While you, Fictitious Reader, have undoubtedly failed to remark my absence from the “blog”-o-“sphere”, being as you are non-existent, the explanation is pretty simple: there isn’t much need for a blog to discuss markets and tech and innovation and exciting developments in the world around us when the whole of this summer and fall has essentially been devoted to flying down a half-lane one-way road in a souped-up equity-market Maserati with reverse ripped out. The slight bumps? Those were ordinary people and interesting possibilities getting run over. Nothing to see here, keep moving, folks. That wall up ahead? It will dissolve, video-game style, as you cruise through it and pick up a bonus 5% of profit for… well, just for being in the damn car.

That’s right, we here at Unexpectedly, LuLzC haven’t see much to discuss, because we haven’t see much going on, and we sure as shootin’ weren’t in that car, or indeed anywhere near that road.

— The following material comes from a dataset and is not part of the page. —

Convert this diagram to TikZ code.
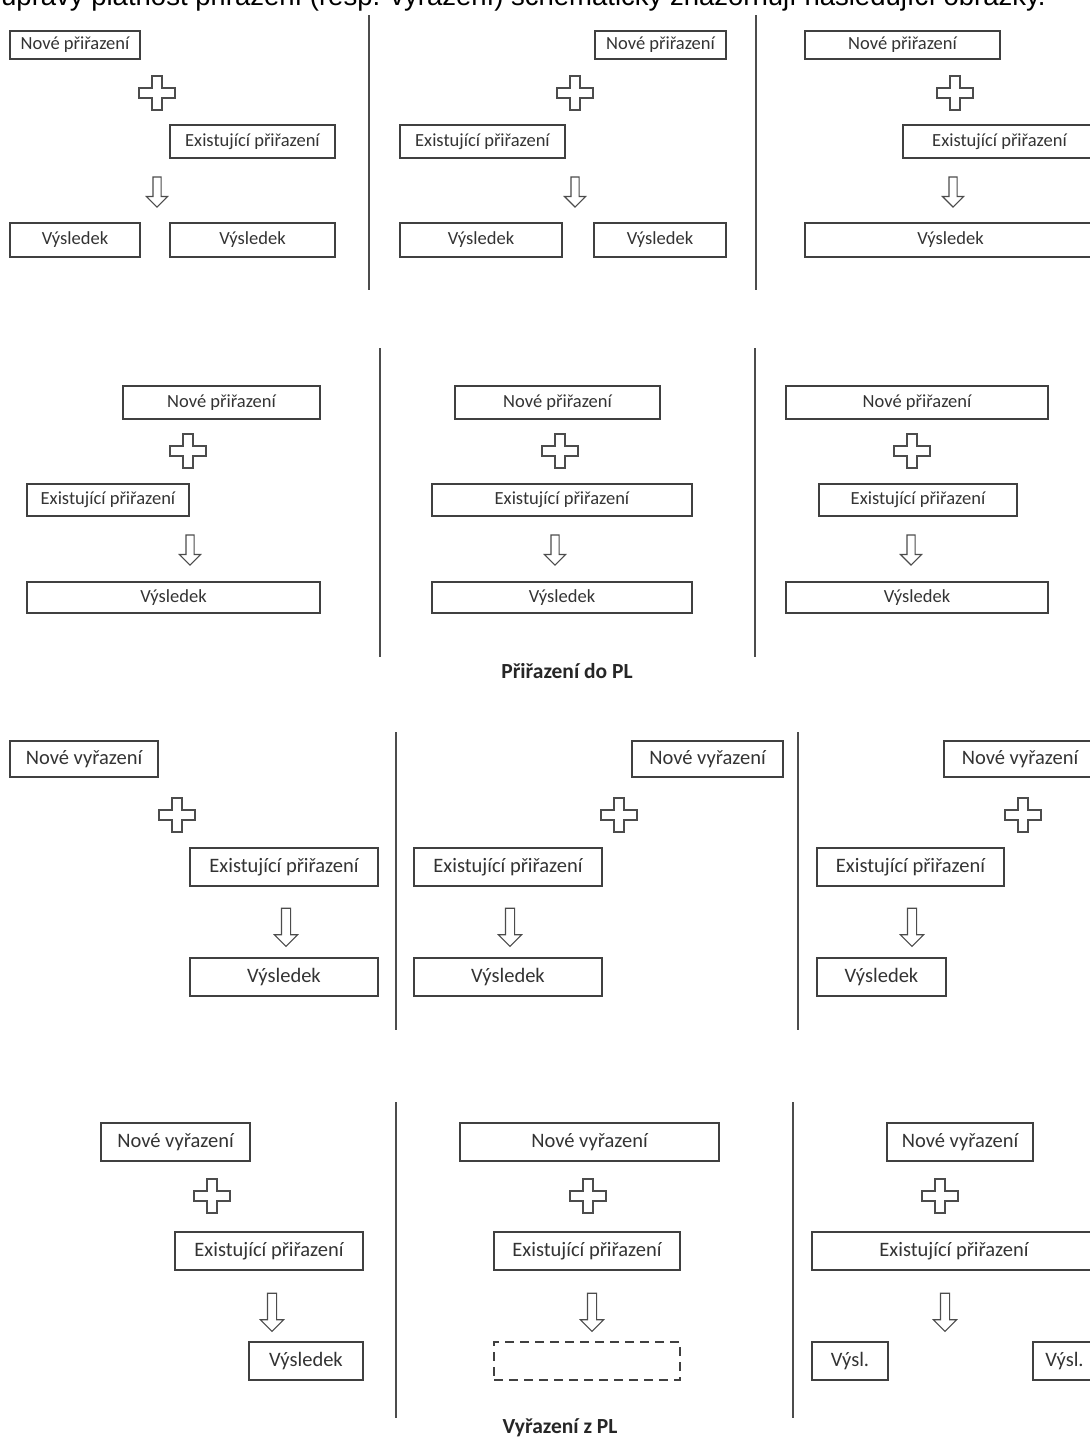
\documentclass[tikz,border=0pt]{standalone}
\usepackage{fontspec}
\setmainfont{Carlito}
\newfontfamily\introfont{Liberation Sans}
\usetikzlibrary{shapes.arrows}

% box from corner (x1,y1) to corner (x2,y2)
\newcommand{\pbox}[7][box]{%
  \node[#1, minimum width={#5-#3}, minimum height={#6-#4}]
    (#2) at ({(#3+#5)/2},{(#4+#6)/2}) {#7};}

\begin{document}
\begin{tikzpicture}[x=1pt, y=-1pt,
      box/.style = {shape=rectangle, draw=black!75, line width=1.3pt,
        fill=white, text=black!80, inner sep=0pt,
        font=\fontsize{18.5}{21}\selectfont},
      bigbox/.style = {box, font=\fontsize{20.5}{23}\selectfont},
      emptybox/.style = {box, dash pattern=on 9pt off 6pt},
      sym/.style = {draw=black!70, line width=1.1pt, fill=white},
      downarrow/.style = {sym, shape=single arrow, rotate=-90, inner sep=3.5pt,
        minimum height=30pt, single arrow head extend=6.5pt},
      bigarrow/.style = {downarrow, minimum height=38pt, inner sep=4pt,
        single arrow head extend=7pt},
      divider/.style = {draw=black!70, line width=1.3pt},
      caption/.style = {font=\bfseries\fontsize{21.5}{24}\selectfont, text=black!85},
      plussign/.pic = {\path[sym] (-5,-17) -- (5,-17) -- (5,-5) -- (18,-5)
        -- (18,5) -- (5,5) -- (5,17) -- (-5,17) -- (-5,5) -- (-18,5)
        -- (-18,-5) -- (-5,-5) -- cycle;}]
  \useasboundingbox (0,0) rectangle (1090,1441);
  \clip (0,0) rectangle (1090,1441);

  \node[anchor=base west, inner sep=0pt, text=black,
    font=\introfont\fontsize{27.5}{30}\selectfont] (intro) at (1,5)
    {úpravy platnost přiřazení (resp. vyřazení) schematicky znázorňují následující obrázky.};

  % Prirazeni do PL, first row
  \pbox{r1an}{10}{31}{140}{59}{Nové přiřazení}
  \pic at (157,93) {plussign};
  \pbox{r1ae}{170}{125}{335}{158}{Existující přiřazení}
  \node[downarrow] (r1aa) at (157,190) {};
  \pbox{r1av}{10}{223}{140}{257}{Výsledek}
  \pbox{r1aw}{170}{223}{335}{257}{Výsledek}
  \draw[divider] (369,15) -- (369,290);

  \pbox{r1bn}{595}{31}{726}{59}{Nové přiřazení}
  \pic at (575,93) {plussign};
  \pbox{r1be}{400}{125}{565}{158}{Existující přiřazení}
  \node[downarrow] (r1ba) at (575,190) {};
  \pbox{r1bv}{400}{223}{562}{257}{Výsledek}
  \pbox{r1bw}{594}{223}{726}{257}{Výsledek}
  \draw[divider] (756,15) -- (756,290);

  \pbox{r1cn}{805}{31}{1000}{59}{Nové přiřazení}
  \pic at (955,93) {plussign};
  \pbox{r1ce}{903}{125}{1096}{158}{Existující přiřazení}
  \node[downarrow] (r1ca) at (953,190) {};
  \pbox{r1cv}{805}{223}{1096}{257}{Výsledek}

  % second row
  \pbox{r2an}{123}{386}{320}{419}{Nové přiřazení}
  \pic at (188,451) {plussign};
  \pbox{r2ae}{27}{484}{189}{516}{Existující přiřazení}
  \node[downarrow] (r2aa) at (190,548) {};
  \pbox{r2av}{27}{582}{320}{613}{Výsledek}
  \draw[divider] (380,348) -- (380,657);

  \pbox{r2bn}{455}{386}{660}{419}{Nové přiřazení}
  \pic at (560,451) {plussign};
  \pbox{r2be}{432}{484}{692}{516}{Existující přiřazení}
  \node[downarrow] (r2ba) at (555,548) {};
  \pbox{r2bv}{432}{582}{692}{613}{Výsledek}
  \draw[divider] (755,348) -- (755,657);

  \pbox{r2cn}{786}{386}{1048}{419}{Nové přiřazení}
  \pic at (912,451) {plussign};
  \pbox{r2ce}{819}{484}{1017}{516}{Existující přiřazení}
  \node[downarrow] (r2ca) at (911,548) {};
  \pbox{r2cv}{786}{582}{1048}{613}{Výsledek}

  \node[caption] (capin) at (567,671) {Přiřazení do PL};

  % Vyrazeni z PL, third row
  \pbox[bigbox]{r3an}{10}{741}{158}{777}{Nové vyřazení}
  \pic at (177,815) {plussign};
  \pbox[bigbox]{r3ae}{190}{848}{378}{886}{Existující přiřazení}
  \node[bigarrow] (r3aa) at (286,925) {};
  \pbox[bigbox]{r3av}{190}{958}{378}{996}{Výsledek}
  \draw[divider] (396,732) -- (396,1030);

  \pbox[bigbox]{r3bn}{632}{741}{783}{777}{Nové vyřazení}
  \pic at (619,815) {plussign};
  \pbox[bigbox]{r3be}{414}{848}{602}{886}{Existující přiřazení}
  \node[bigarrow] (r3ba) at (510,925) {};
  \pbox[bigbox]{r3bv}{414}{958}{602}{996}{Výsledek}
  \draw[divider] (798,732) -- (798,1030);

  \pbox[bigbox]{r3cn}{944}{741}{1096}{777}{Nové vyřazení}
  \pic at (1023,815) {plussign};
  \pbox[bigbox]{r3ce}{817}{848}{1004}{886}{Existující přiřazení}
  \node[bigarrow] (r3ca) at (912,925) {};
  \pbox[bigbox]{r3cv}{817}{958}{946}{996}{Výsledek}

  % fourth row
  \pbox[bigbox]{r4an}{101}{1123}{250}{1161}{Nové vyřazení}
  \pic at (212,1196) {plussign};
  \pbox[bigbox]{r4ae}{175}{1232}{363}{1270}{Existující přiřazení}
  \node[bigarrow] (r4aa) at (272,1310) {};
  \pbox[bigbox]{r4av}{249}{1342}{363}{1380}{Výsledek}
  \draw[divider] (396,1102) -- (396,1418);

  \pbox[bigbox]{r4bn}{460}{1123}{719}{1161}{Nové vyřazení}
  \pic at (588,1196) {plussign};
  \pbox[bigbox]{r4be}{494}{1232}{680}{1270}{Existující přiřazení}
  \node[bigarrow] (r4ba) at (592,1310) {};
  \pbox[emptybox]{r4bv}{494}{1342}{680}{1380}{}
  \draw[divider] (793,1102) -- (793,1418);

  \pbox[bigbox]{r4cn}{887}{1123}{1033}{1161}{Nové vyřazení}
  \pic at (940,1196) {plussign};
  \pbox[bigbox]{r4ce}{812}{1232}{1096}{1270}{Existující přiřazení}
  \node[bigarrow] (r4ca) at (945,1310) {};
  \pbox[bigbox]{r4cv}{812}{1342}{888}{1380}{Výsl.}
  \pbox[bigbox]{r4cw}{1033}{1342}{1096}{1380}{Výsl.}

  \node[caption] (capout) at (560,1428) {Vyřazení z PL};
\end{tikzpicture}
\end{document}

Sure, I could add another rant about the gap between Streets Wall and Main, blah blah blah, or synthesize my many distinguished twitter posts (and the many more that are totally indistinguishable from thin strands of drool) into something to use up your time and mine, but why bother? These are, as I see it, some very sick times, and as tends to happen when illness is in the air, we all get a little sick of it (ha!), and slow waaaaay down.

So why break the silence? Well, there are some interesting technical and fundamental things going on this week. (Remember fundamental? Neither do we.) Earnings season was clearly meant to have us get up and go the way the last two did, but some of the big winners have charts no better than the week before, and darned if those $BAC and $GE reports didn’t sound just a little too late-08/early-09 for comfort. When was the last day max pain was inflicted on an OX Friday with violent downward action? Yeah, stuff is happening. Will it matter? Likely not.

The weeks-old explanation of this “rally” (which by some measures must be called a bull-market rally, though we will apply that term over our own dead bodies) chez UnexpectedlyNotDotCom is that the two or three market-moving institutions still in business are not really competing with one another, but rather have seen for several months that no one was really in the mood to sell, and are using these “markets” and this “momentum” to repair 2008 damage to their balance sheets, their client bases, and their PR departments with fantastic 2009 results. Not a conspiracy, mind you, just a lack of competition, an agreement that we-are-all-TBTF-not-to-get-along. Those quick green bars I love to harp on? Open communication, one desk calling out “game on” to another. If you’re retail and long, you benefit (not that the titans give a shit about you–if they don’t get your trading account, they’ll get your taxes!); if you’re short, you get steamrolled in much the same fashion as Wall Street has, in a larger sense, flattened the rest of the country.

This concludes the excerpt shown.